Monday, January 24, 2011

Post Championship Game Thoughts

One thing I know for sure in the wake of the Cutlerkneegate, or the frowniefacegate, is that Jay Cutler will not replace Drew Brees in all of the post Super Bowl MVP commercials next year. Brees is rooting for the Steelers because Ben Roethlisberger is not taking over those snoring NyQuil commercials, even though having Roethlisberger in an empty bed might be more appropriate than the married Brees.

I found a comment by Mike Lombardi in the shockingly short Sports Guy podcast to be telling. He mentioned that quarterbacks now have to be somewhat mobile. This is, of course, because the mobility of Roethlisberger and Aaron Rodgers made the difference in key plays of the game. Of course last year's Super Bowl featured two of the least mobile QBs in history in Drew Brees and Peyton Manning. They can be mobile inside the pocket, and having historically good accuracy doesn't hurt.

I sympathize with the Twitterverse. We are all emotional creatures and got sucked in to the whole "why is Cutler not playing" debacle. Today was mostly full of apologies, which means that Tweeps are nicer people then the gen pop. I don't know what it is about the 140-character format that makes people more prone to look at old posts and say "my bad". Maybe it's because posting a Tweet is as easy as sending a text or a chat message to a friend before realizing that you sent it to the wrong friend.

Subjects pass through Twitter like waves in the ocean. The day before the playoff games, multiple people reported that Dick LeBeau was in the last year of his contract. Titan tweeters said "why not us?" That's exactly what a 70-year-old assistant wants to do, take on a rebuilding project. Yeah, he'll stick with his all-world linebacker corps.

I thought it would be funny for Eric Mangini to sign as the Titans' defensive coordinator and a week later decide to take a better contract with the Eagles.

The Super Bowl is going to be a two-week referendum about whether Ben Roethlisberger has been reformed.

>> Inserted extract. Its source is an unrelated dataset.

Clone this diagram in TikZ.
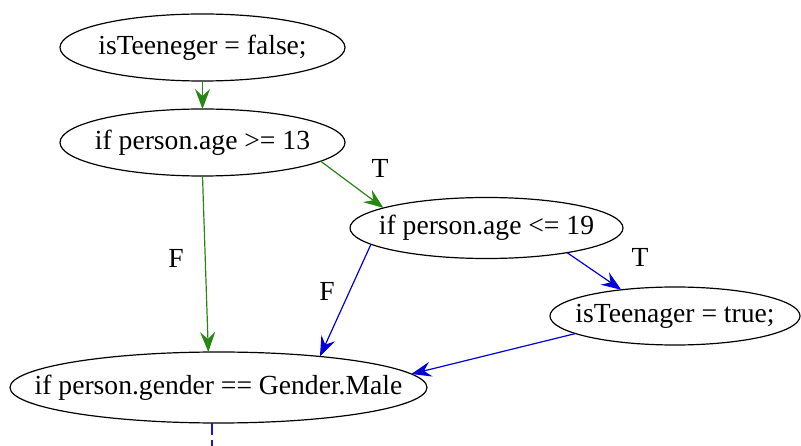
\documentclass[tikz,border=0pt]{standalone}
\usepackage{fontspec}
\setmainfont{Liberation Serif}
\usetikzlibrary{arrows.meta,shapes.geometric}
\definecolor{edgegreen}{RGB}{40,135,20}
\definecolor{edgeblue}{RGB}{0,0,215}
\definecolor{dashblue}{RGB}{20,20,235}
\newcommand{\zw}[1]{\makebox[0pt]{#1}}
\tikzset{
  stmt/.style={ellipse, draw=black, line width=1.2pt, inner sep=0pt, outer sep=0pt, font=\fontsize{27.6}{32}\selectfont},
  lbl/.style={inner sep=0pt, font=\fontsize{27.6}{32}\selectfont},
  garr/.style={draw=edgegreen, line width=1.2pt, -{Stealth[length=20pt,width=15pt,inset=7pt]}, edgegreen},
  barr/.style={draw=edgeblue, line width=1.2pt, -{Stealth[length=20pt,width=15pt,inset=7pt]}, edgeblue},
  bdash/.style={draw=dashblue, line width=2pt, dash pattern=on 12pt off 5pt},
}
\begin{document}
\begin{tikzpicture}[x=1pt,y=-1pt]
\useasboundingbox (0,0) rectangle (801,446);
\node[stmt, minimum width=285pt, minimum height=67pt] (A) at (202.5,47.5) {\zw{isTeeneger = false;}};
\node[stmt, minimum width=285pt, minimum height=67pt] (B) at (202.5,142.5) {\zw{if person.age >= 13}};
\node[stmt, minimum width=273pt, minimum height=61pt] (C) at (486.5,228) {\zw{if person.age <= 19}};
\node[stmt, minimum width=250pt, minimum height=58pt] (D) at (675,316) {\zw{isTeenager = true;}};
\node[stmt, minimum width=417pt, minimum height=71pt] (E) at (218.5,387.5) {\zw{if person.gender == Gender.Male}};
\coordinate (Eout) at (212,446);

\draw[garr] (A.south) -- (B.north);
\draw[garr] (B.-9) -- (C.169);
\draw[garr] (B.south) -- (E.106);
\draw[barr] (C.188) -- (E.17);
\draw[barr] (C.-17) -- (D.154);
\draw[barr] (D.190) -- (E.4);
\draw[bdash] (Eout |- E.south) -- (Eout);

\node[lbl] (tT1) at (380,168) {T};
\node[lbl] (tF1) at (176,258) {F};
\node[lbl] (tF2) at (327,291) {F};
\node[lbl] (tT2) at (640,257) {T};
\end{tikzpicture}
\end{document}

I'm still glad that I dumped his jerseys in the trash after his Milledgeville incident. It's not whether he was guilty or innocent. It's the situation he put himself in. It's sweet that he points to the sky after touchdowns and is apparently engaged. While I think you can fundamentally change as a person, it's a painful, long process and something that a quarterback in the National Football League generally pushes to his underlings. He's a really good quarterback who was as fortunate that he was drafted by a team that already had a good foundation as Mike Tomlin was. Yeah, Tomlin's bad ass, but he took over a team that won a Super Bowl less than two years prior. Let's have a little balance.

And what is it with the Packers looking like the '99 Rams for a quarter and a half and falling apart for the rest of the game? They're a big tease to their fan base. I wouldn't be surprised if the Steelers led 24-0 at the half again and the Packers rallied to tie. It's the kind of game that would surprise no one. And it would suck to have the first Super Bowl overtime since I have it in my manuscript that takes place in the 2011 season. This season already murdered the plausibility of Vince Young as Super Bowl MVP. Yes, that's why they call it fiction.